8) Barnabas İncili, birçok yerlerde Kuran'ı da yalanlıyor:- İsa'ya 'Hristos' diyor, ama İsa'nın Mesih olduğunu inkâr ediyor (s.54, 104). Tabii ki, bu iki söz ('Hristos' ve 'Mesih') aynı anlama geliyor. Üstelik, sahte Barnabas yazıyor ki, Muhammed 'Mesih' imiş. Ama Kuran'ın kendisi bile 'Mesih' adını sadece İsa için kullanıyor (Al-i İmran suresi 3:45).

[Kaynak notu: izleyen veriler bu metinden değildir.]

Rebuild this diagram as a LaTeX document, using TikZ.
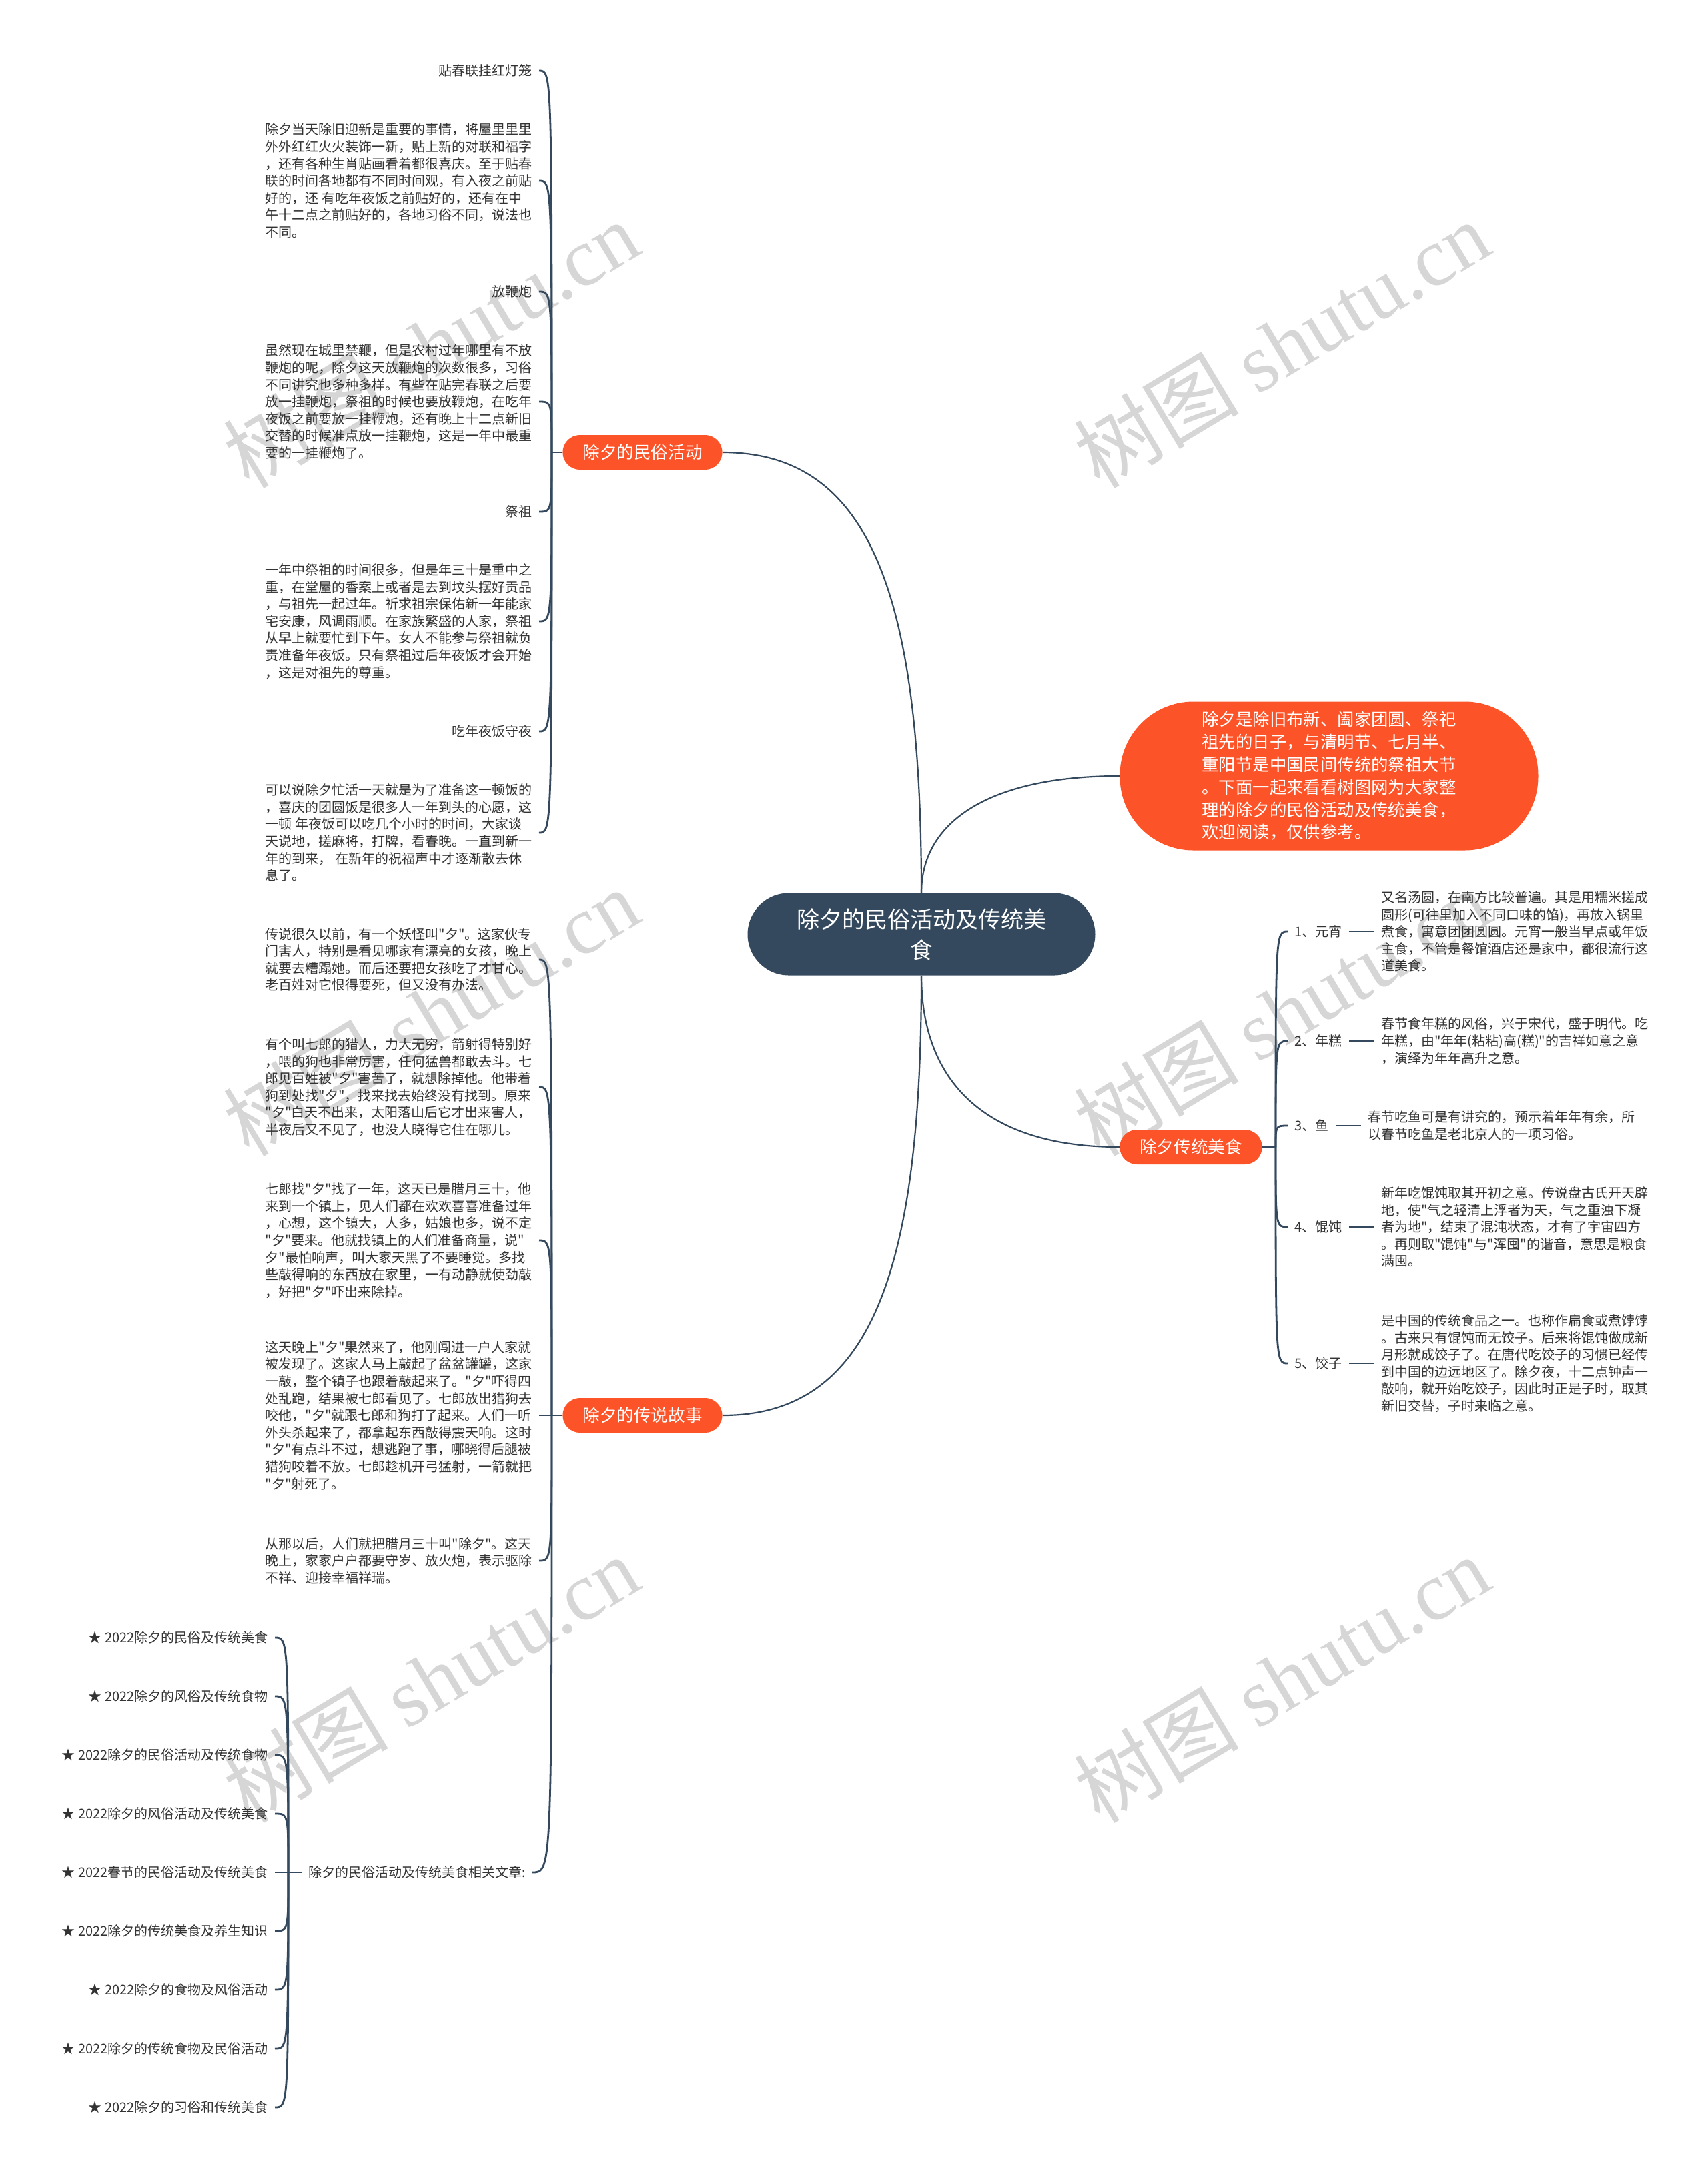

- İsa'nın doğumunu anlatırken diyor: "Bakireyi aşırı aydınlık bir ışık sardı ve çocuğunu hiç acı duymadan dünyaya getirdi' (s.5). O inanç orta çağdaki Katolik kilisesinden çıktı, ve tabii ki, hem İncil'e hem de Kuran'a ters düşüyor. Meryem doğum sancılarını hissetti (Meryem suresi 19:23).
Sonuç olarak Barnabas İncili hakkında şöyle bir değerlendirme yapabiliriz: 14. yüzyılda İspanya'da Fra Marino adında bir katolik rahip müslümanlığı kabul ediyor. Yeni inancını daha etkili bir biçimde savunmaya çalışıyor. Kuran'da daha önceki kitapların Muhammed'in geleceğini müjdelediğini yazıyor; oysa İncil'de öyle bir şey yazmiyor. Bu eksikliği gidermek için Fra Marino sahte bir incil yazmaya karar veriyor. İsa'nın ağzına Muhammed'i öven ve onun geleceğini bildiren sözler koyuyor. Meğerse, bunu yaparken her türlü tarihsel ve öğretiş hatası yapıyor.
Son yıllarda Barnabas İncili'nin müslümanlar arasında çok daha az rağbet gördüğünü fark ediyoruz. Birçok İslam Ansiklopedyalarında onun sahte olduğunu açık açık yazıyor.